== Challenge ==
Extract everything from the first line through the line with "const STEP = 5;", both ends included, except for any pictures.

== Provided material ==
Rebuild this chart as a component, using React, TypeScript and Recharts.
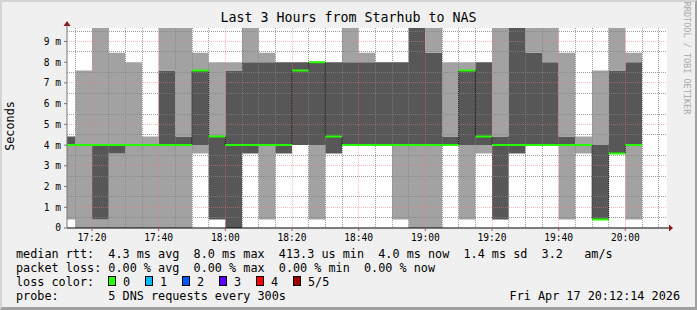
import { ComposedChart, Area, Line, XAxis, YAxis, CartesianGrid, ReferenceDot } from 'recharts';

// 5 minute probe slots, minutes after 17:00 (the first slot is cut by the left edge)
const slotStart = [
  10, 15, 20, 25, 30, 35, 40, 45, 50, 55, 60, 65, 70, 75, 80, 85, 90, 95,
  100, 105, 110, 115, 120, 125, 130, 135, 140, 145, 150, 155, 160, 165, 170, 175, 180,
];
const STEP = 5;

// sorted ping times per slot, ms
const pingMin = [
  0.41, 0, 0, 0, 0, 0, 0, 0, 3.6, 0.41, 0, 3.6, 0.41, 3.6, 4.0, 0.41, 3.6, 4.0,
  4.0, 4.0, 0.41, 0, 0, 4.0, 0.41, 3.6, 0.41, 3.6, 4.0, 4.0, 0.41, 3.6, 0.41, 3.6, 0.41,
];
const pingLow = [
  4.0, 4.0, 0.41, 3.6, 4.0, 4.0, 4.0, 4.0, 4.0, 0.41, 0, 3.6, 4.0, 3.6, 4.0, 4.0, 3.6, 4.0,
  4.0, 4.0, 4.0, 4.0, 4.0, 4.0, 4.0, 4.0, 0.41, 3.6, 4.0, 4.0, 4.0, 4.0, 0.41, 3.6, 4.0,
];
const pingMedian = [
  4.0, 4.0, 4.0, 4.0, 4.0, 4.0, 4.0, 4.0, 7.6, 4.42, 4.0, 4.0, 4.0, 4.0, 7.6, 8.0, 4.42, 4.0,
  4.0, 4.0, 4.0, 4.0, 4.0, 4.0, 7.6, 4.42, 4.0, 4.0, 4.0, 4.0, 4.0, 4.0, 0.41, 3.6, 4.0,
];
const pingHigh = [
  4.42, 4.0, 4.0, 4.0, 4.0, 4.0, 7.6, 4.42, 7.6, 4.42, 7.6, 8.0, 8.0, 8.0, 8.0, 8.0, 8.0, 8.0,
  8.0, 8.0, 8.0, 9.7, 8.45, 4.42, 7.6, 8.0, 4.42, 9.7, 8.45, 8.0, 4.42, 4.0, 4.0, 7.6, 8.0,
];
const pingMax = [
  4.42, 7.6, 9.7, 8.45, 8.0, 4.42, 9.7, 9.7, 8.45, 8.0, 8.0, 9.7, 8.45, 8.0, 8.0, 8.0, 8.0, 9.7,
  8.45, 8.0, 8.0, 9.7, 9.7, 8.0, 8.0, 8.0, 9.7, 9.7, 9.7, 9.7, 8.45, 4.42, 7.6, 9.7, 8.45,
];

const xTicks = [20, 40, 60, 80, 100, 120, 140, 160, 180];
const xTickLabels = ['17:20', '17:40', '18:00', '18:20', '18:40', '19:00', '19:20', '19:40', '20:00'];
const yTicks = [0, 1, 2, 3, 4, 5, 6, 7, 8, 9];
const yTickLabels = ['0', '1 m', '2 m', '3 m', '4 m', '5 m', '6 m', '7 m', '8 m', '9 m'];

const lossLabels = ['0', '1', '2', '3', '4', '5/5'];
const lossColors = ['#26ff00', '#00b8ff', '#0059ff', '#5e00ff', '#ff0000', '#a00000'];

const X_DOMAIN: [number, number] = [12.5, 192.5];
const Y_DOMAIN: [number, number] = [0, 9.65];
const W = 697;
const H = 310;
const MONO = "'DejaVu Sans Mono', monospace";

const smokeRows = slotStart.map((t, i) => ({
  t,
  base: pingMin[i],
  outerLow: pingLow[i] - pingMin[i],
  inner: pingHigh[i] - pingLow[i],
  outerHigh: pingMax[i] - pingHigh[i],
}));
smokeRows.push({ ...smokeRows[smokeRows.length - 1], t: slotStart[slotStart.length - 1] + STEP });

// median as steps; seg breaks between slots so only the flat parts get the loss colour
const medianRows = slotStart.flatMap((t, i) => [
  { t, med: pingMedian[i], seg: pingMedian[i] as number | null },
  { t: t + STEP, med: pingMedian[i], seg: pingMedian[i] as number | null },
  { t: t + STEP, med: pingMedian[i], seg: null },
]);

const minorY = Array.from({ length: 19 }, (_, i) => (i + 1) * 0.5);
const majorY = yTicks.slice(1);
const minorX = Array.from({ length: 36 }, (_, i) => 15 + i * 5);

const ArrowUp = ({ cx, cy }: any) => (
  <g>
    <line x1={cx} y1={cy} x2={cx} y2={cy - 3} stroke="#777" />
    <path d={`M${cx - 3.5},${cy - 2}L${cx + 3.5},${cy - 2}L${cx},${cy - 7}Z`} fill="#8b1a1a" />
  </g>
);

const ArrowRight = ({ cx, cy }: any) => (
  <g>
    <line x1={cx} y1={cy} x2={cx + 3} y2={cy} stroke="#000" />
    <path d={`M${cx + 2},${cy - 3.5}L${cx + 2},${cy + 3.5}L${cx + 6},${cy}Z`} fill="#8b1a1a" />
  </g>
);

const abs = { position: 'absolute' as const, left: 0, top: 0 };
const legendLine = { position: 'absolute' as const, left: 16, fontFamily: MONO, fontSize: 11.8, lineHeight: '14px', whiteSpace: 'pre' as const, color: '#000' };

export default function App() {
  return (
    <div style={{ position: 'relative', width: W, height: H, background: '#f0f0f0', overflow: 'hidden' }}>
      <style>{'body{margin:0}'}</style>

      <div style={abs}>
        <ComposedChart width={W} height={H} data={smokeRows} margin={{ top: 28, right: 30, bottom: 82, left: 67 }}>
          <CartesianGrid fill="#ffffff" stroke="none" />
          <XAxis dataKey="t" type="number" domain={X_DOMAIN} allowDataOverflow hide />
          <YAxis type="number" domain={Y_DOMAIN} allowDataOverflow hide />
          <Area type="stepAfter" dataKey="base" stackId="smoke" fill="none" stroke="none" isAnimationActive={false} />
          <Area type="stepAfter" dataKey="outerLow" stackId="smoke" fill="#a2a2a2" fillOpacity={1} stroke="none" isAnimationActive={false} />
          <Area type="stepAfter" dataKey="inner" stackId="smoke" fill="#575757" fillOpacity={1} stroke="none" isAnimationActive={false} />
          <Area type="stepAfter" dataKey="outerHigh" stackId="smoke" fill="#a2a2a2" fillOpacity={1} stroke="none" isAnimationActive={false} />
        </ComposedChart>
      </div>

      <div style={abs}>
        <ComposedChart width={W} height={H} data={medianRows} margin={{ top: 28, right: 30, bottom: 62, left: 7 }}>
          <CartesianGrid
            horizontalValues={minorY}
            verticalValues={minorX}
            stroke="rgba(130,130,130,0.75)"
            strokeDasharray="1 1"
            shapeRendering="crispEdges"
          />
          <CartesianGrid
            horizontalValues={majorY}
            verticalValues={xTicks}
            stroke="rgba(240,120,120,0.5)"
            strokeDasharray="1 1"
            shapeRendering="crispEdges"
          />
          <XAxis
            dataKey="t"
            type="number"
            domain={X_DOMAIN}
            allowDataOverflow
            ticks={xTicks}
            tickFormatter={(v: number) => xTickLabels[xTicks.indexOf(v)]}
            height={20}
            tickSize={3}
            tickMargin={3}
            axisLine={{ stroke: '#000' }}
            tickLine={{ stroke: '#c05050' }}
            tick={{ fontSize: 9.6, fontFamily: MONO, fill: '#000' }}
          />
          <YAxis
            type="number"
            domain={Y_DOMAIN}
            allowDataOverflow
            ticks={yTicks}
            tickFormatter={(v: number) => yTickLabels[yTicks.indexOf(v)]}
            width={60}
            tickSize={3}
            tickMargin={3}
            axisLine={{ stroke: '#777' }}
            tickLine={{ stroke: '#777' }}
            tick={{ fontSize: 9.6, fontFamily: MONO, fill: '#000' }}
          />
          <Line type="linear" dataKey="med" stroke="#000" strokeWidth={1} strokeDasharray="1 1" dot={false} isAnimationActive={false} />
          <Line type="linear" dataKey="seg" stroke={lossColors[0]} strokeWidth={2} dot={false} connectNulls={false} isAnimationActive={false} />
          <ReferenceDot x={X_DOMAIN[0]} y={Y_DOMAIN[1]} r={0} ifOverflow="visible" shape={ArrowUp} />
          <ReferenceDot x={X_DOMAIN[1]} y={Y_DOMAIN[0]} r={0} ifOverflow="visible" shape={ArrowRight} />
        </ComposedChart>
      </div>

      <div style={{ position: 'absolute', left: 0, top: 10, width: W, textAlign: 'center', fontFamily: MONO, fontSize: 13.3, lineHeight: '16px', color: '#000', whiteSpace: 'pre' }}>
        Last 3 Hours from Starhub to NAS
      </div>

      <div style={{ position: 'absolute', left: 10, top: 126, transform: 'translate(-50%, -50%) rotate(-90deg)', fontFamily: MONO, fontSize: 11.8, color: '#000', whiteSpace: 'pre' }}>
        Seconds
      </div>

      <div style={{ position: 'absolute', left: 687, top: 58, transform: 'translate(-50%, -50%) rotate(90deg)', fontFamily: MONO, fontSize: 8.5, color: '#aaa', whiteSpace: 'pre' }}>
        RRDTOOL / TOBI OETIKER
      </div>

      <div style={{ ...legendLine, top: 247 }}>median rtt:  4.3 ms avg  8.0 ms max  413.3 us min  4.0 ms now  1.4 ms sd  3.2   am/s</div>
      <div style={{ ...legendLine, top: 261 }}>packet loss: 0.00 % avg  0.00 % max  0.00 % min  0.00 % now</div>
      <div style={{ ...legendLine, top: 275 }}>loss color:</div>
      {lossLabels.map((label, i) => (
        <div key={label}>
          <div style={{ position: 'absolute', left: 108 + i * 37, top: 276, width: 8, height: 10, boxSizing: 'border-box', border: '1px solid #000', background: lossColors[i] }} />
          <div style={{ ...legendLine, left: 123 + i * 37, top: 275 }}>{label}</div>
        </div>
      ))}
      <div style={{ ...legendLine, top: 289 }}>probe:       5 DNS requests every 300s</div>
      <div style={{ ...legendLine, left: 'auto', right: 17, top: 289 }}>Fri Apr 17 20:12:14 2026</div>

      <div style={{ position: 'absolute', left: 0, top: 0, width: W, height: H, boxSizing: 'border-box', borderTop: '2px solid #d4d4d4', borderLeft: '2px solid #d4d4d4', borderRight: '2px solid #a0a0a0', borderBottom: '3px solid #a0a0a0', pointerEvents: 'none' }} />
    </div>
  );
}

== Full output ==
Rebuild this chart as a component, using React, TypeScript and Recharts.
import { ComposedChart, Area, Line, XAxis, YAxis, CartesianGrid, ReferenceDot } from 'recharts';

// 5 minute probe slots, minutes after 17:00 (the first slot is cut by the left edge)
const slotStart = [
  10, 15, 20, 25, 30, 35, 40, 45, 50, 55, 60, 65, 70, 75, 80, 85, 90, 95,
  100, 105, 110, 115, 120, 125, 130, 135, 140, 145, 150, 155, 160, 165, 170, 175, 180,
];
const STEP = 5;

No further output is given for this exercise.